Requirement ->
In the material below, identify each line bearing the word "chart". Reproduce those lines.

──────── Dataset excerpt ────────

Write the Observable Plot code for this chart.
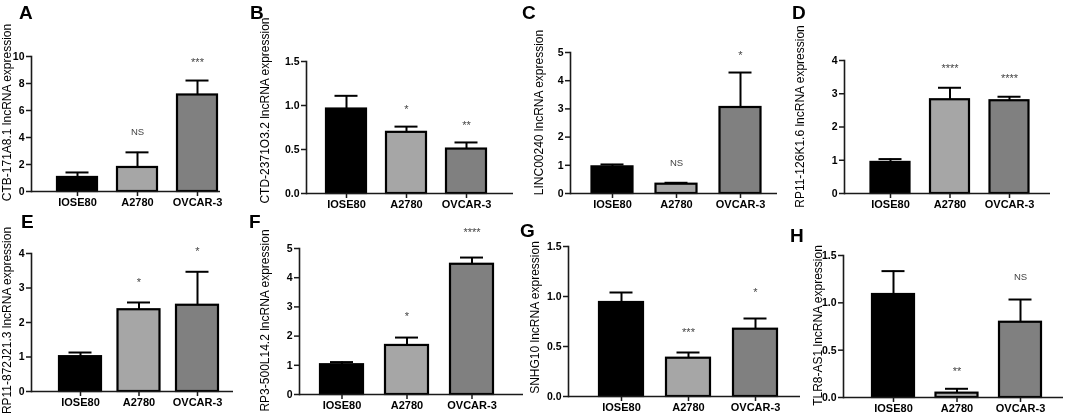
<!DOCTYPE html>
<html>
<head>
<meta charset="utf-8">
<script src="https://cdn.jsdelivr.net/npm/d3@7"></script>
<script src="https://cdn.jsdelivr.net/npm/@observablehq/plot@0.6"></script>
<style>
  body { margin: 0; background: #fff; }
  #wrap { position: relative; width: 1065px; height: 417px; overflow: hidden; background: #fff;
          font-family: Arial, "Liberation Sans", sans-serif; filter: grayscale(1); }
  .panel { position: absolute; }
  .letter { position: absolute; font-weight: bold; font-size: 19px; line-height: 1; color: #000; }
</style>
</head>
<body>
<div id="wrap"></div>
<script>
// ---------- data ----------
const cells = ["IOSE80", "A2780", "OVCAR-3"];
const barColors = ["#000000", "#a6a6a6", "#808080"];
const letters = ["A", "B", "C", "D", "E", "F", "G", "H"];
const genes = ["CTB-171A8.1", "CTD-2371O3.2", "LINC00240", "RP11-126K1.6",
               "RP11-872J21.3", "RP3-500L14.2", "SNHG10", "TLR8-AS1"];

const meanA = [1.04, 1.78, 7.15];  const semA = [0.37, 1.12, 1.07];
const sigA = ["", "NS", "***"];    const sigYA = [null, 4.43, 9.75];
const ticksA = [0, 2, 4, 6, 8, 10];

const meanB = [0.96, 0.695, 0.505]; const semB = [0.15, 0.065, 0.075];
const sigB = ["", "*", "**"];       const sigYB = [null, 0.99, 0.81];
const ticksB = [0, 0.5, 1.0, 1.5];

const meanC = [0.945, 0.33, 3.05];  const semC = [0.085, 0.05, 1.24];
const sigC = ["", "NS", "*"];       const sigYC = [null, 1.1, 5.0];
const ticksC = [0, 1, 2, 3, 4, 5];

const meanD = [0.935, 2.82, 2.79];  const semD = [0.10, 0.36, 0.12];
const sigD = ["", "****", "****"];  const sigYD = [null, 3.85, 3.55];
const ticksD = [0, 1, 2, 3, 4];

const meanE = [1.01, 2.37, 2.50];   const semE = [0.12, 0.21, 0.97];
const sigE = ["", "*", "*"];        const sigYE = [null, 3.26, 4.15];
const ticksE = [0, 1, 2, 3, 4];

const meanF = [1.02, 1.68, 4.46];   const semF = [0.09, 0.27, 0.23];
const sigF = ["", "*", "****"];     const sigYF = [null, 2.77, 5.66];
const ticksF = [0, 1, 2, 3, 4, 5];

const meanG = [0.94, 0.383, 0.673]; const semG = [0.10, 0.057, 0.107];
const sigG = ["", "***", "*"];      const sigYG = [null, 0.67, 1.07];
const ticksG = [0, 0.5, 1.0, 1.5];

const meanH = [1.088, 0.046, 0.795]; const semH = [0.247, 0.046, 0.24];
const sigH = ["", "**", "NS"];       const sigYH = [null, 0.31, 1.27];
const ticksH = [0, 0.5, 1.0, 1.5];

const intFmt = d3.format("d");
const decFmt = d3.format(".1f");
const panels = [
  {mean: meanA, sem: semA, sig: sigA, sigY: sigYA, ticks: ticksA, fmt: intFmt},
  {mean: meanB, sem: semB, sig: sigB, sigY: sigYB, ticks: ticksB, fmt: decFmt},
  {mean: meanC, sem: semC, sig: sigC, sigY: sigYC, ticks: ticksC, fmt: intFmt},
  {mean: meanD, sem: semD, sig: sigD, sigY: sigYD, ticks: ticksD, fmt: intFmt},
  {mean: meanE, sem: semE, sig: sigE, sigY: sigYE, ticks: ticksE, fmt: intFmt},
  {mean: meanF, sem: semF, sig: sigF, sigY: sigYF, ticks: ticksF, fmt: intFmt},
  {mean: meanG, sem: semG, sig: sigG, sigY: sigYG, ticks: ticksG, fmt: decFmt},
  {mean: meanH, sem: semH, sig: sigH, sigY: sigYH, ticks: ticksH, fmt: decFmt}
];

// ---------- layout (pixels in the 1065x417 page) ----------
const layout = [
  {left: 0,   top: 0,   w: 240, h: 215, axisX: 31,  axisEnd: 220,  yTop: 56,  yBot: 191, c0: 77,    step: 60,   barW: 40, titleX: 7,   titleY: 112, lx: 19,  lb: 19},
  {left: 254, top: 0,   w: 265, h: 215, axisX: 306, axisEnd: 513,  yTop: 61,  yBot: 193, c0: 346,   step: 60,   barW: 40, titleX: 265, titleY: 110, lx: 250, lb: 19},
  {left: 528, top: 0,   w: 255, h: 215, axisX: 570, axisEnd: 777,  yTop: 52,  yBot: 193, c0: 612,   step: 64,   barW: 41, titleX: 539, titleY: 112, lx: 522, lb: 19},
  {left: 790, top: 0,   w: 275, h: 215, axisX: 844, axisEnd: 1050, yTop: 60,  yBot: 193, c0: 890,   step: 59.5, barW: 39, titleX: 800, titleY: 116, lx: 792, lb: 19},
  {left: 0,   top: 205, w: 240, h: 212, axisX: 31,  axisEnd: 233,  yTop: 253, yBot: 391, c0: 80,    step: 58.5, barW: 42, titleX: 7,   titleY: 320, lx: 21,  lb: 228},
  {left: 255, top: 205, w: 275, h: 212, axisX: 299, axisEnd: 523,  yTop: 248, yBot: 394, c0: 341.5, step: 65,   barW: 43, titleX: 265, titleY: 320, lx: 249, lb: 228},
  {left: 525, top: 205, w: 280, h: 212, axisX: 568, axisEnd: 800,  yTop: 246, yBot: 396, c0: 621,   step: 67,   barW: 44, titleX: 535, titleY: 317, lx: 520, lb: 237},
  {left: 808, top: 205, w: 257, h: 212, axisX: 843, axisEnd: 1063, yTop: 255, yBot: 397, c0: 893,   step: 63.5, barW: 42, titleX: 818, titleY: 325, lx: 790, lb: 242}
];

const wrap = document.getElementById("wrap");

panels.forEach((p, i) => {
  const L = layout[i];
  const rows = cells.map((c, j) => ({
    cell: c, mean: p.mean[j], top: p.mean[j] + p.sem[j], sig: p.sig[j], sigY: p.sigY[j]
  }));
  const mL = L.axisX - L.left;
  const mR = L.left + L.w - L.axisEnd;
  const mT = L.yTop - L.top;
  const mB = L.top + L.h - L.yBot;
  const pad = 1 - L.barW / L.step;
  const inset = Math.max(0, (L.barW - 23) / 2);
  const frameMid = (mT + (L.h - mB)) / 2;

  const chart = Plot.plot({
    width: L.w, height: L.h,
    marginLeft: mL, marginRight: mR, marginTop: mT, marginBottom: mB,
    style: {fontFamily: "Arial, 'Liberation Sans', sans-serif", fontSize: "11px", fontWeight: "bold",
            color: "#000", background: "transparent", overflow: "visible"},
    x: {domain: cells, range: [L.c0 - L.step / 2 - L.left, L.c0 + 2.5 * L.step - L.left],
        paddingInner: pad, paddingOuter: pad / 2, round: false},
    y: {domain: [0, d3.max(p.ticks)]},
    color: {domain: cells, range: barColors},
    marks: [
      Plot.barY(rows, {x: "cell", y: "mean", fill: "cell", stroke: "#000", strokeWidth: 2.2}),
      Plot.ruleX(rows, {x: "cell", y1: "mean", y2: "top", stroke: "#000", strokeWidth: 2}),
      Plot.tickY(rows, {x: "cell", y: "top", insetLeft: inset, insetRight: inset, stroke: "#000", strokeWidth: 2}),
      Plot.ruleY([0], {stroke: "#1a1a1a", strokeWidth: 1.6}),
      Plot.frame({anchor: "left", stroke: "#1a1a1a", strokeWidth: 1.6}),
      Plot.axisY({ticks: p.ticks, tickFormat: p.fmt, tickSize: 5, tickPadding: 2, fontSize: 10.5,
                  label: null, stroke: "#1a1a1a", strokeWidth: 1.5}),
      Plot.axisX({tickSize: 5, tickPadding: 2, fontSize: 11, label: null, stroke: "#1a1a1a", strokeWidth: 1.5}),
      Plot.text([genes[i] + " lncRNA expression"], {
        frameAnchor: "left", text: d => d, rotate: -90, textAnchor: "middle", lineAnchor: "middle",
        dx: L.titleX - L.axisX, dy: (L.titleY - L.top) - frameMid,
        fontSize: 12, fontWeight: "normal", fill: "#000"
      }),
      Plot.text(rows.filter(d => d.sig === "NS"), {
        x: "cell", y: "sigY", text: "sig", fontSize: 9.5, fontWeight: "normal", fill: "#444"
      }),
      Plot.text(rows.filter(d => d.sig && d.sig !== "NS"), {
        x: "cell", y: "sigY", text: "sig", fontSize: 11, fontWeight: "normal", fill: "#444", dy: 3
      })
    ]
  });
  chart.classList.add("panel");
  chart.style.left = L.left + "px";
  chart.style.top = L.top + "px";
  wrap.appendChild(chart);

  const lab = document.createElement("div");
  lab.className = "letter";
  lab.textContent = letters[i];
  lab.style.left = L.lx + "px";
  lab.style.top = (L.lb - 16) + "px";
  wrap.appendChild(lab);
});
</script>
</body>
</html>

────────

Response ->
Write the Observable Plot code for this chart.
  const chart = Plot.plot({
  chart.classList.add("panel");
  chart.style.left = L.left + "px";
  chart.style.top = L.top + "px";
  wrap.appendChild(chart);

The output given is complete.